Thursday, March 10, 2011

The Presidential Arabian Menagerie

As someone who visited the naval base at Guantanamo about 55 years ago, I can comment on the new Presidential Menagerie being constructed there (my sources include Wickipedia and Jon Stewart).

Menageries have been with us for some time. The oldest known zoological collection was found during excavations at Hierakonpolis, Egypt, in 2009, of a 3500 B.C. menagerie. The exotic animals included hippos, hartebeest, elephants, baboons and wildcats.
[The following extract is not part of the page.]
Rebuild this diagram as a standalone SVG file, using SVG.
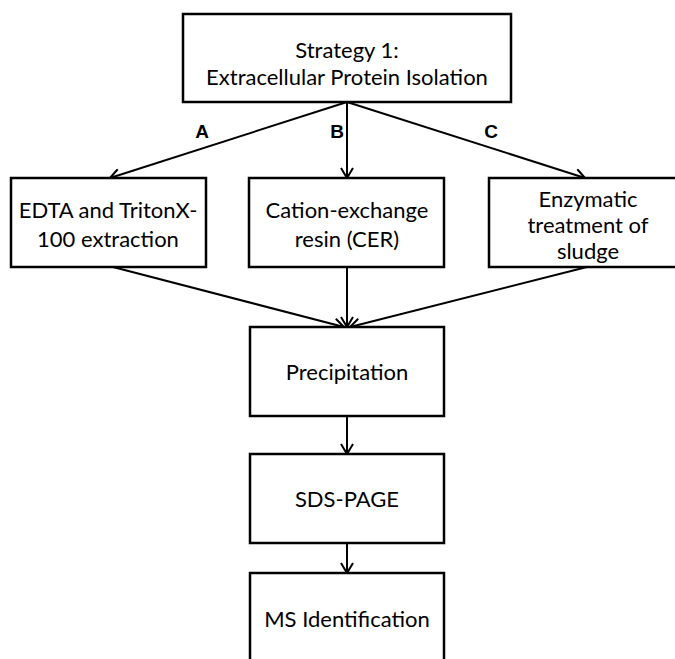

Other well-known collectors of animals included King Solomon of the Kingdom of Israel and Judah, Kings Semirami and Ashurbanipal of Assyria, and King Nebuchadrezzar of Babylonia.

The new Arabian Menagerie will follow what has become a standard practice of approximating a natural environment--Gitmo is surrounded by a desert. Following the tenets of the American Zoo Association, the Presidential Menagerie has stopped the practice of having Arabs perform tricks for visitors.

Some may object to the idea of Arabs displayed in cages, but that is not an innovation. In September 1906, William Hornaday, director of the Bronx Zoo in New York—with the agreement of Madison Grant, head of the New York Zoological Society—had Ota Benga, a Congolese pygmy, displayed in a cage with the chimpanzees, then with an orangutan named Dohong and a parrot. The exhibit was intended as an example of the "missing link" between the orangutan and white man. The public reportedly rushed to see it.

Persons were also displayed in cages during the 1931 Paris Colonial Exposition, and as late as 1958 in a "Congolese village" display at Expo '58 in Brussels.

Some Arab rights people have objected on the grounds that Arabs should be afforded the same consideration as human beings (see the Magna Carta). Gary Francione has argued that Arabs need only one right: the right not to be property. Despite the different approaches, advocates broadly agree that Arabs should be viewed as non-human persons and members of the moral community and should not be used as food, clothing, research subjects, or entertainment.

Critics of the rights movement argue that Arabs are unable to enter into a social contract or make moral choices, and for that reason cannot be regarded as possessors of rights. A parallel argument is that there is nothing inherently wrong with using Arabs as resources so long there is no unnecessary suffering, a view advocated by the Arab welfare organizations.

Wednesday, March 9, 2011

A Note to Birthers

Last night Jon Stewart pointed out that no one denies that the President's parents were married in Hawaii or that his mother was three months pregnant at the time. If you hold that a fetus is a person, our future President was in the United States at the time.

Thursday, March 3, 2011

Writer's Cramp

Good luck to the mismanaged Press (Corporate) Democrat, our county newspaper, which has increased its price by 50% while cutting 1.5 inches off the width of its little page. The paper's columnists are learning extreme brevity. I suspect that many old readers (and the newspaper readers tend to be old) won't pay 75 cents for this truncated collection of tiny tidbits, while the young people get their news off the 'net.